**TASK OBJECTIVE**
Repeat the lines below exactly as they appear, but leave out the images.

**DATA PROVIDED**
........
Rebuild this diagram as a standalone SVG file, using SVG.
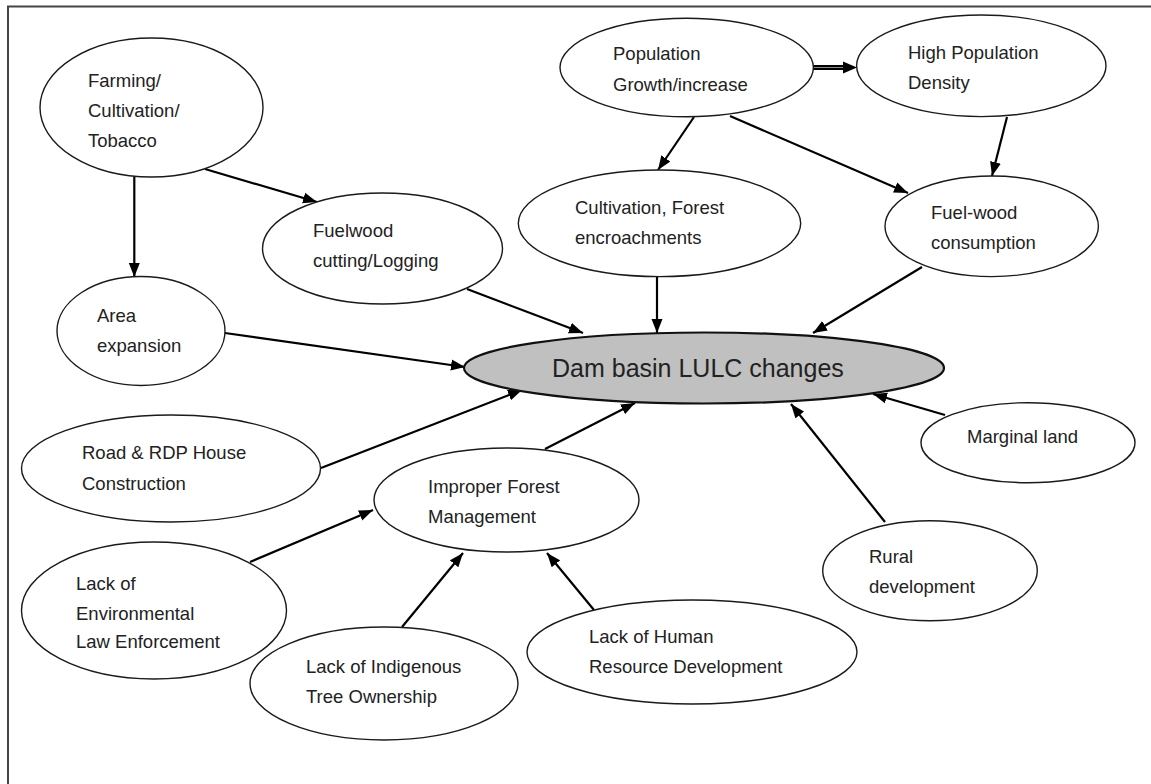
<svg xmlns="http://www.w3.org/2000/svg" width="1151" height="784" viewBox="0 0 1151 784">
<style>
.n ellipse{fill:#fff;stroke:#1a1a1a;stroke-width:1.4}
.n text{font-family:"Liberation Sans",Arial,sans-serif;font-size:18.5px;fill:#222}
#dam ellipse{fill:#c0c0c0;stroke:#111;stroke-width:2.2}
#dam text{font-size:25px}
.c line{stroke:#000;stroke-width:2.2;marker-end:url(#ah)}
</style>
<defs>
<marker id="ah" markerUnits="userSpaceOnUse" markerWidth="15" markerHeight="12" refX="14" refY="6" orient="auto">
<path d="M0,0.5 L14,6 L0,11.5 z" fill="#000"/>
</marker>
</defs>
<rect width="1151" height="784" fill="#fff"/>
<g id="frame" fill="none" stroke="#444" stroke-width="2">
<line x1="7" y1="6.5" x2="1151" y2="6.5"/>
<line x1="8" y1="6" x2="8" y2="784"/>
</g>
<g class="c" id="connectors">
<line x1="134.3" y1="177" x2="134.3" y2="277"/>
<line x1="205" y1="169" x2="317" y2="202"/>
<line x1="467" y1="289" x2="583" y2="333"/>
<line x1="657" y1="277" x2="657" y2="333"/>
<line x1="922" y1="267" x2="813" y2="333"/>
<line x1="694" y1="117" x2="658" y2="170"/>
<line x1="730" y1="116" x2="908" y2="193"/>
<path d="M813,67.5 H846" stroke="#000" stroke-width="5" fill="none"/>
<path d="M813,67.5 H846" stroke="#888" stroke-width="1.2" fill="none"/>
<path d="M843,61.5 L857,67.5 L843,73.5 z" fill="#000"/>
<line x1="1007" y1="117" x2="992" y2="176"/>
<line x1="225" y1="333" x2="465" y2="367"/>
<line x1="321" y1="468" x2="522" y2="390"/>
<line x1="545" y1="449" x2="635" y2="403"/>
<line x1="885" y1="522" x2="791" y2="404"/>
<line x1="945" y1="415" x2="873" y2="394"/>
<line x1="250" y1="562" x2="373" y2="510"/>
<line x1="402" y1="627" x2="463" y2="553"/>
<line x1="594" y1="610" x2="547" y2="553"/>
</g>
<g class="n" id="farming">
<ellipse cx="151.5" cy="107.5" rx="111.5" ry="69.5"/>
<text x="88" y="87">Farming/</text>
<text x="88" y="117">Cultivation/</text>
<text x="88" y="147">Tobacco</text>
</g>
<g class="n" id="fuelwood-cutting">
<ellipse cx="382.5" cy="248.5" rx="120" ry="55.5"/>
<text x="313" y="237">Fuelwood</text>
<text x="313" y="267">cutting/Logging</text>
</g>
<g class="n" id="area-expansion">
<ellipse cx="141" cy="331" rx="84" ry="54.5"/>
<text x="97" y="322">Area</text>
<text x="97" y="352">expansion</text>
</g>
<g class="n" id="population-growth">
<ellipse cx="686.7" cy="67.5" rx="126.7" ry="49.2"/>
<text x="613" y="60">Population</text>
<text x="613" y="90.5">Growth/increase</text>
</g>
<g class="n" id="high-density">
<ellipse cx="981.3" cy="65.8" rx="124.7" ry="50.8"/>
<text x="908" y="59">High Population</text>
<text x="908" y="89">Density</text>
</g>
<g class="n" id="cultivation-forest">
<ellipse cx="659.5" cy="223.3" rx="141.2" ry="53.3"/>
<text x="575" y="214">Cultivation, Forest</text>
<text x="575" y="244">encroachments</text>
</g>
<g class="n" id="fuelwood-consumption">
<ellipse cx="991.7" cy="226.3" rx="106.7" ry="50.3"/>
<text x="931" y="219">Fuel-wood</text>
<text x="931" y="249">consumption</text>
</g>
<g class="n" id="dam">
<ellipse cx="704" cy="368" rx="240" ry="35.5"/>
<text x="552" y="377">Dam basin LULC changes</text>
</g>
<g class="n" id="road-rdp">
<ellipse cx="171" cy="468.5" rx="149.5" ry="53.5"/>
<text x="82" y="459">Road &amp; RDP House</text>
<text x="82" y="490">Construction</text>
</g>
<g class="n" id="improper-forest">
<ellipse cx="506.5" cy="500" rx="132.5" ry="52"/>
<text x="428" y="493">Improper Forest</text>
<text x="428" y="523">Management</text>
</g>
<g class="n" id="marginal-land">
<ellipse cx="1028" cy="442.7" rx="107" ry="40"/>
<text x="967" y="443">Marginal land</text>
</g>
<g class="n" id="rural-development">
<ellipse cx="930" cy="570.7" rx="107.3" ry="50"/>
<text x="869" y="563">Rural</text>
<text x="869" y="593">development</text>
</g>
<g class="n" id="lack-env-law">
<ellipse cx="154" cy="610.5" rx="132.5" ry="68.5"/>
<text x="76" y="590">Lack of</text>
<text x="76" y="619.5">Environmental</text>
<text x="76" y="648">Law Enforcement</text>
</g>
<g class="n" id="lack-indigenous">
<ellipse cx="384" cy="683.5" rx="134" ry="56.5"/>
<text x="306" y="673">Lack of Indigenous</text>
<text x="306" y="703">Tree Ownership</text>
</g>
<g class="n" id="lack-human-resource">
<ellipse cx="692" cy="652" rx="165" ry="52"/>
<text x="589" y="643">Lack of Human</text>
<text x="589" y="673">Resource Development</text>
</g>
</svg>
........
**FINAL RESULT**
Rebuild this diagram as a standalone SVG file, using SVG.
<svg xmlns="http://www.w3.org/2000/svg" width="1151" height="784" viewBox="0 0 1151 784">
<style>
.n ellipse{fill:#fff;stroke:#1a1a1a;stroke-width:1.4}
.n text{font-family:"Liberation Sans",Arial,sans-serif;font-size:18.5px;fill:#222}
#dam ellipse{fill:#c0c0c0;stroke:#111;stroke-width:2.2}
#dam text{font-size:25px}
.c line{stroke:#000;stroke-width:2.2;marker-end:url(#ah)}
</style>
<defs>
<marker id="ah" markerUnits="userSpaceOnUse" markerWidth="15" markerHeight="12" refX="14" refY="6" orient="auto">
<path d="M0,0.5 L14,6 L0,11.5 z" fill="#000"/>
</marker>
</defs>
<rect width="1151" height="784" fill="#fff"/>
<g id="frame" fill="none" stroke="#444" stroke-width="2">
<line x1="7" y1="6.5" x2="1151" y2="6.5"/>
<line x1="8" y1="6" x2="8" y2="784"/>
</g>
<g class="c" id="connectors">
<line x1="134.3" y1="177" x2="134.3" y2="277"/>
<line x1="205" y1="169" x2="317" y2="202"/>
<line x1="467" y1="289" x2="583" y2="333"/>
<line x1="657" y1="277" x2="657" y2="333"/>
<line x1="922" y1="267" x2="813" y2="333"/>
<line x1="694" y1="117" x2="658" y2="170"/>
<line x1="730" y1="116" x2="908" y2="193"/>
<path d="M813,67.5 H846" stroke="#000" stroke-width="5" fill="none"/>
<path d="M813,67.5 H846" stroke="#888" stroke-width="1.2" fill="none"/>
<path d="M843,61.5 L857,67.5 L843,73.5 z" fill="#000"/>
<line x1="1007" y1="117" x2="992" y2="176"/>
<line x1="225" y1="333" x2="465" y2="367"/>
<line x1="321" y1="468" x2="522" y2="390"/>
<line x1="545" y1="449" x2="635" y2="403"/>
<line x1="885" y1="522" x2="791" y2="404"/>
<line x1="945" y1="415" x2="873" y2="394"/>
<line x1="250" y1="562" x2="373" y2="510"/>
<line x1="402" y1="627" x2="463" y2="553"/>
<line x1="594" y1="610" x2="547" y2="553"/>
</g>
<g class="n" id="farming">
<ellipse cx="151.5" cy="107.5" rx="111.5" ry="69.5"/>
<text x="88" y="87">Farming/</text>
<text x="88" y="117">Cultivation/</text>
<text x="88" y="147">Tobacco</text>
</g>
<g class="n" id="fuelwood-cutting">
<ellipse cx="382.5" cy="248.5" rx="120" ry="55.5"/>
<text x="313" y="237">Fuelwood</text>
<text x="313" y="267">cutting/Logging</text>
</g>
<g class="n" id="area-expansion">
<ellipse cx="141" cy="331" rx="84" ry="54.5"/>
<text x="97" y="322">Area</text>
<text x="97" y="352">expansion</text>
</g>
<g class="n" id="population-growth">
<ellipse cx="686.7" cy="67.5" rx="126.7" ry="49.2"/>
<text x="613" y="60">Population</text>
<text x="613" y="90.5">Growth/increase</text>
</g>
<g class="n" id="high-density">
<ellipse cx="981.3" cy="65.8" rx="124.7" ry="50.8"/>
<text x="908" y="59">High Population</text>
<text x="908" y="89">Density</text>
</g>
<g class="n" id="cultivation-forest">
<ellipse cx="659.5" cy="223.3" rx="141.2" ry="53.3"/>
<text x="575" y="214">Cultivation, Forest</text>
<text x="575" y="244">encroachments</text>
</g>
<g class="n" id="fuelwood-consumption">
<ellipse cx="991.7" cy="226.3" rx="106.7" ry="50.3"/>
<text x="931" y="219">Fuel-wood</text>
<text x="931" y="249">consumption</text>
</g>
<g class="n" id="dam">
<ellipse cx="704" cy="368" rx="240" ry="35.5"/>
<text x="552" y="377">Dam basin LULC changes</text>
</g>
<g class="n" id="road-rdp">
<ellipse cx="171" cy="468.5" rx="149.5" ry="53.5"/>
<text x="82" y="459">Road &amp; RDP House</text>
<text x="82" y="490">Construction</text>
</g>
<g class="n" id="improper-forest">
<ellipse cx="506.5" cy="500" rx="132.5" ry="52"/>
<text x="428" y="493">Improper Forest</text>
<text x="428" y="523">Management</text>
</g>
<g class="n" id="marginal-land">
<ellipse cx="1028" cy="442.7" rx="107" ry="40"/>
<text x="967" y="443">Marginal land</text>
</g>
<g class="n" id="rural-development">
<ellipse cx="930" cy="570.7" rx="107.3" ry="50"/>
<text x="869" y="563">Rural</text>
<text x="869" y="593">development</text>
</g>
<g class="n" id="lack-env-law">
<ellipse cx="154" cy="610.5" rx="132.5" ry="68.5"/>
<text x="76" y="590">Lack of</text>
<text x="76" y="619.5">Environmental</text>
<text x="76" y="648">Law Enforcement</text>
</g>
<g class="n" id="lack-indigenous">
<ellipse cx="384" cy="683.5" rx="134" ry="56.5"/>
<text x="306" y="673">Lack of Indigenous</text>
<text x="306" y="703">Tree Ownership</text>
</g>
<g class="n" id="lack-human-resource">
<ellipse cx="692" cy="652" rx="165" ry="52"/>
<text x="589" y="643">Lack of Human</text>
<text x="589" y="673">Resource Development</text>
</g>
</svg>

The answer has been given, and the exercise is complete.